面向未知环境自主探索的深度强化学习方法
李浩然
2020-08
页数152
学位类型博士
中文摘要

目前智能机器人在人们日常生产和生活中得到广泛应用,逐渐将人类从繁重的劳动中解放出来。移动机器人作为智能机器人的典型代表,在家庭服务、公共服务以及物流运输等方面有着广泛的应用前景和重要的现实意义。在现有移动机器人系统中,尤其是室外环境下的机器人系统中,通常以高精度地图为基础,采用人工设计的规则,来完成移动机器人既定路线的导航功能。
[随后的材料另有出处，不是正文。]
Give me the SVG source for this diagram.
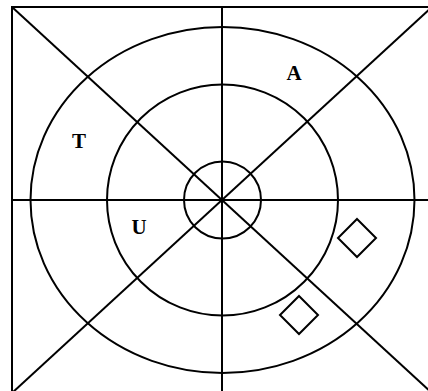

由于高精度地图的制作成本和覆盖范围的局限性,限制了移动机器人的可行驶范围。同时,基于规则的决策方法使其难以面对复杂环境下带来的挑战。基于深度强化学习的未知环境自主探索成为移动机器人领域近几年的研究热点。然而,目前大部分的研究工作主要集中在室内小规模的仿真环境中,而对于实现室外交通环境下高效安全的自主探索仍然面临着众多困难和挑战。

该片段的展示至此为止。